• AIM OF THE EXERCISE
Only the lines from the beginning of the entries through the one with "const Y_TICKS = [0, 50, 100, 150, 200];" should be written out, please, exactly and without any pictures.

-- BEGIN MATERIAL FOR THIS EXERCISE --

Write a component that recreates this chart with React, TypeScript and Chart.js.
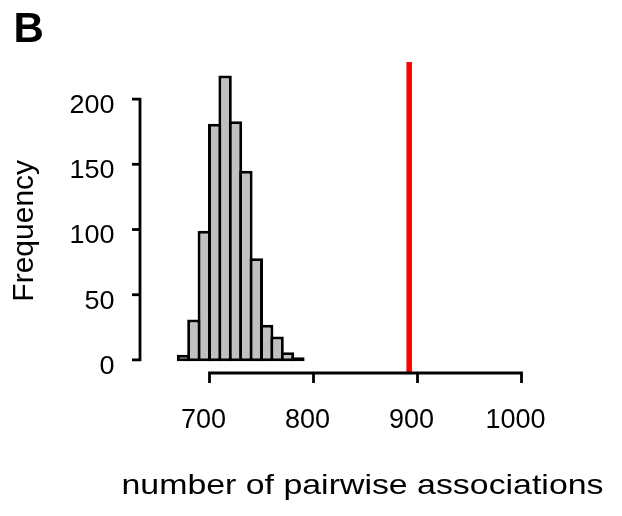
import React, { useEffect, useRef } from "react";
import { Chart, registerables } from "chart.js";

Chart.register(...registerables);

// Histogram bins (left edges) and counts
const BIN_STARTS = [670, 680, 690, 700, 710, 720, 730, 740, 750, 760, 770, 780];
const BIN_WIDTH = 10;
const COUNTS = [4, 31, 99, 181, 218, 183, 145, 78, 27, 18, 6, 2];

// Observed value (red line)
const OBSERVED = 892;

// Axis ticks
const X_TICKS = [700, 800, 900, 1000];
const Y_TICKS = [0, 50, 100, 150, 200];

const PANEL_LABEL = "B";
const X_TITLE = "number of pairwise associations";
const Y_TITLE = "Frequency";

const FONT = '"Liberation Sans", Arial, Helvetica, sans-serif';

const X_MIN = 660;
const X_MAX = 1005;
const Y_MIN = -10;
const Y_MAX = 228.4;

const axesPlugin = {
  id: "rStyleAxes",
  afterDraw(chart: any) {
    const { ctx, chartArea } = chart;
    const xs = chart.scales.x;
    const ys = chart.scales.y;
    ctx.save();
    ctx.strokeStyle = "#000";
    ctx.fillStyle = "#000";
    ctx.lineWidth = 2.8;
    ctx.lineJoin = "miter";
    ctx.lineCap = "butt";

    // Y axis (offset to the left of the plot)
    const axX = 132;
    const tickY = 8;
    const yTop = ys.getPixelForValue(Y_TICKS[Y_TICKS.length - 1]);
    const yBot = ys.getPixelForValue(Y_TICKS[0]);
    ctx.beginPath();
    ctx.moveTo(axX - tickY, yTop);
    ctx.lineTo(axX, yTop);
    ctx.lineTo(axX, yBot);
    ctx.lineTo(axX - tickY, yBot);
    ctx.stroke();
    for (let i = 1; i < Y_TICKS.length - 1; i++) {
      const py = ys.getPixelForValue(Y_TICKS[i]);
      ctx.beginPath();
      ctx.moveTo(axX, py);
      ctx.lineTo(axX - tickY, py);
      ctx.stroke();
    }
    ctx.font = "25px " + FONT;
    ctx.textAlign = "right";
    ctx.textBaseline = "alphabetic";
    for (const t of Y_TICKS) {
      const py = ys.getPixelForValue(t);
      ctx.save();
      ctx.translate(106.5, py + 13.8);
      ctx.scale(1.08, 1);
      ctx.fillText(String(t), 0, 0);
      ctx.restore();
    }

    // X axis (below the plot)
    const axY = chartArea.bottom;
    const tickX = 10;
    const xL = xs.getPixelForValue(X_TICKS[0]);
    const xR = xs.getPixelForValue(X_TICKS[X_TICKS.length - 1]);
    ctx.beginPath();
    ctx.moveTo(xL, axY + tickX);
    ctx.lineTo(xL, axY);
    ctx.lineTo(xR, axY);
    ctx.lineTo(xR, axY + tickX);
    ctx.stroke();
    for (let i = 1; i < X_TICKS.length - 1; i++) {
      const px = xs.getPixelForValue(X_TICKS[i]);
      ctx.beginPath();
      ctx.moveTo(px, axY);
      ctx.lineTo(px, axY + tickX);
      ctx.stroke();
    }
    ctx.font = "27px " + FONT;
    ctx.textAlign = "center";
    for (const t of X_TICKS) {
      const px = xs.getPixelForValue(t);
      ctx.fillText(String(t), px - 6, axY + 55.3);
    }

    // X title
    ctx.font = "28px " + FONT;
    const w = ctx.measureText(X_TITLE).width;
    ctx.save();
    ctx.translate(354.5, 486.3);
    ctx.scale(482 / w, 1);
    ctx.textAlign = "center";
    ctx.fillText(X_TITLE, 0, 0);
    ctx.restore();

    // Y title
    ctx.save();
    ctx.font = "30px " + FONT;
    ctx.translate(25.3, 222.8);
    ctx.rotate(-Math.PI / 2);
    ctx.textAlign = "center";
    ctx.fillText(Y_TITLE, 0, 0);
    ctx.restore();

    // Panel label
    ctx.font = "bold 42px " + FONT;
    ctx.textAlign = "left";
    ctx.fillText(PANEL_LABEL, 5.5, 33.7);

    ctx.restore();
  },
};

export default function App() {
  const ref = useRef<HTMLCanvasElement | null>(null);

  useEffect(() => {
    if (!ref.current) return;
    const barData = BIN_STARTS.map((s, i) => ({ x: s + BIN_WIDTH / 2, y: COUNTS[i] }));
    const chart = new Chart(ref.current, {
      type: "bar",
      data: {
        datasets: [
          {
            type: "bar",
            data: barData,
            backgroundColor: "#c0c0c0",
            borderColor: "#000000",
            borderWidth: 3,
            borderSkipped: false,
            barPercentage: 1.29,
            categoryPercentage: 1,
            base: -1,
            order: 2,
          } as any,
          {
            type: "line",
            data: [
              { x: OBSERVED, y: Y_MIN },
              { x: OBSERVED, y: Y_MAX },
            ],
            borderColor: "#ff0000",
            borderWidth: 5.5,
            pointRadius: 0,
            fill: false,
            order: 1,
          } as any,
        ],
      },
      options: {
        animation: false,
        responsive: false,
        devicePixelRatio: 1,
        layout: { padding: { left: 159.9, right: 87.3, top: 54, bottom: 135 } },
        plugins: {
          legend: { display: false },
          tooltip: { enabled: false },
        },
        scales: {
          x: { type: "linear", min: X_MIN, max: X_MAX, offset: false, display: false },
          y: { type: "linear", min: Y_MIN, max: Y_MAX, display: false },
        },
      },
      plugins: [axesPlugin],
    });
    return () => chart.destroy();
  }, []);

  return <canvas ref={ref} width={606} height={500} style={{ display: "block" }} />;
}
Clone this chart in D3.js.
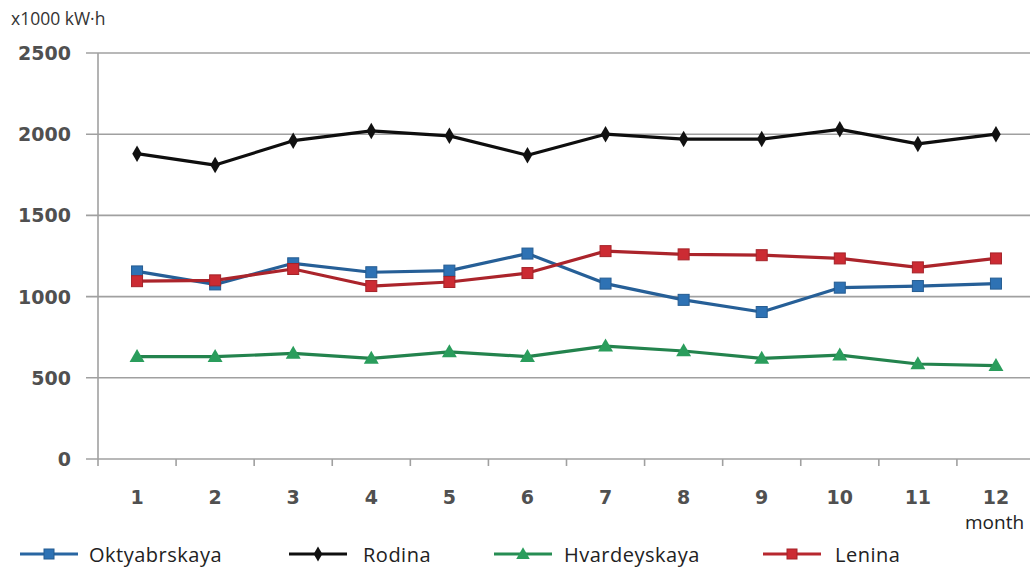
<!DOCTYPE html>
<html><head><meta charset="utf-8">
<script src="https://cdn.jsdelivr.net/npm/d3@7"></script>
<style>body{margin:0;background:#fff}svg{display:block}</style>
</head><body>
<svg id="c" width="1030" height="572"></svg>
<script>
const months = [1,2,3,4,5,6,7,8,9,10,11,12];
const yTicks = [0,500,1000,1500,2000,2500];
const oktyabrskaya = [1155,1075,1205,1150,1160,1265,1080,980,905,1055,1065,1080];
const rodina = [1880,1810,1960,2020,1990,1870,2000,1970,1970,2030,1940,2000];
const hvardeyskaya = [630,630,650,620,660,630,695,665,620,640,585,575];
const lenina = [1095,1100,1170,1065,1090,1145,1280,1260,1255,1235,1180,1235];
const seriesNames = ["Oktyabrskaya","Rodina","Hvardeyskaya","Lenina"];

const series = [
  {name:seriesNames[0], values:oktyabrskaya, color:"#2e72b4", marker:"square"},
  {name:seriesNames[1], values:rodina, color:"#111111", marker:"diamond"},
  {name:seriesNames[2], values:hvardeyskaya, color:"#2a9d5c", marker:"triangle"},
  {name:seriesNames[3], values:lenina, color:"#cc2b33", marker:"square"}
];

const svg = d3.select("#c");
const pLeft = 98, pRight = 1035, pTop = 53, pBottom = 459;
const x = d3.scaleBand().domain(months).range([pLeft, pRight]);
const y = d3.scaleLinear().domain([0,2500]).range([pBottom, pTop]);
const font = "'DejaVu Sans', Verdana, sans-serif";
const sans = "'Open Sans', sans-serif";

// grid lines
svg.append("g").selectAll("line").data(yTicks).join("line")
  .attr("x1", pLeft-12).attr("x2", 1030)
  .attr("y1", d=>y(d)).attr("y2", d=>y(d))
  .attr("stroke", "#a0a0a0").attr("stroke-width", 1.6);

// y axis line
svg.append("line").attr("x1", pLeft).attr("x2", pLeft).attr("y1", pTop).attr("y2", pBottom+7)
  .attr("stroke", "#a0a0a0").attr("stroke-width", 1.6);

// x ticks at band edges
svg.append("g").selectAll("line").data(months).join("line")
  .attr("x1", d=>x(d)+x.bandwidth()).attr("x2", d=>x(d)+x.bandwidth())
  .attr("y1", pBottom).attr("y2", pBottom+7)
  .attr("stroke", "#a0a0a0").attr("stroke-width", 1.6);

// y tick labels
svg.append("g").selectAll("text").data(yTicks).join("text")
  .attr("x", 71).attr("y", d=>y(d)+7).attr("text-anchor","end")
  .attr("font-family", font).attr("font-size", 19).attr("font-weight","bold")
  .attr("fill", "#505050").text(d=>d);

// x tick labels
svg.append("g").selectAll("text").data(months).join("text")
  .attr("x", d=>x(d)+x.bandwidth()/2).attr("y", 504).attr("text-anchor","middle")
  .attr("font-family", font).attr("font-size", 19).attr("font-weight","bold")
  .attr("fill", "#505050").text(d=>d);

svg.append("text").attr("x", 965).attr("y", 529)
  .attr("font-family", sans).attr("font-size", 19).attr("fill", "#222").text("month");
svg.append("text").attr("x", 11).attr("y", 25)
  .attr("font-family", sans).attr("font-size", 17.5).attr("fill", "#333").text("x1000 kW·h");

function drawMarker(g, type, cx, cy, color, s) {
  if (type === "square") {
    g.append("rect").attr("x", cx-s).attr("y", cy-s).attr("width", 2*s).attr("height", 2*s)
      .attr("fill", color).attr("stroke", d3.color(color).darker(0.6)).attr("stroke-width", 1);
  } else if (type === "diamond") {
    g.append("path").attr("d", d3.symbol(d3.symbolDiamond, s*s*2.6)()).attr("transform", `translate(${cx},${cy})`)
      .attr("fill", color);
  } else {
    g.append("path").attr("d", d3.symbol(d3.symbolTriangle, s*s*3.2)()).attr("transform", `translate(${cx},${cy+1})`)
      .attr("fill", color);
  }
}

const line = d3.line().x((d,i)=>x(months[i])+x.bandwidth()/2).y(d=>y(d));
series.forEach(s => {
  const g = svg.append("g");
  g.append("path").datum(s.values).attr("d", line).attr("fill","none")
    .attr("stroke", d3.color(s.color).darker(0.5)).attr("stroke-width", 3.2).attr("stroke-linejoin","round");
  s.values.forEach((v,i) => drawMarker(g, s.marker, x(months[i])+x.bandwidth()/2, y(v), s.color, 5.5));
});

// legend
const legX = [20, 289, 494, 763];
const legTextX = [89, 363, 564, 835];
series.forEach((s,i) => {
  const g = svg.append("g");
  const ly = 554;
  g.append("line").attr("x1", legX[i]).attr("x2", legX[i]+58).attr("y1", ly).attr("y2", ly)
    .attr("stroke", d3.color(s.color).darker(0.3)).attr("stroke-width", 3.2);
  drawMarker(g, s.marker, legX[i]+29, ly, s.color, 5);
  g.append("text").attr("x", legTextX[i]).attr("y", ly+8)
    .attr("font-family", sans).attr("font-size", 20).attr("letter-spacing", 0.5).attr("fill", "#222")
    .text(s.name);
});
</script>
</body></html>
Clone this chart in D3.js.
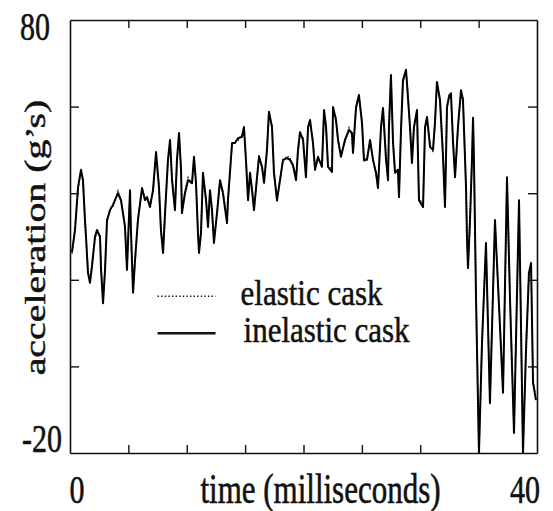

-- END MATERIAL FOR THIS EXERCISE --

• OUTPUT
Write a component that recreates this chart with React, TypeScript and Chart.js.
import React, { useEffect, useRef } from "react";
import { Chart, registerables } from "chart.js";

Chart.register(...registerables);

// Histogram bins (left edges) and counts
const BIN_STARTS = [670, 680, 690, 700, 710, 720, 730, 740, 750, 760, 770, 780];
const BIN_WIDTH = 10;
const COUNTS = [4, 31, 99, 181, 218, 183, 145, 78, 27, 18, 6, 2];

// Observed value (red line)
const OBSERVED = 892;

// Axis ticks
const X_TICKS = [700, 800, 900, 1000];
const Y_TICKS = [0, 50, 100, 150, 200];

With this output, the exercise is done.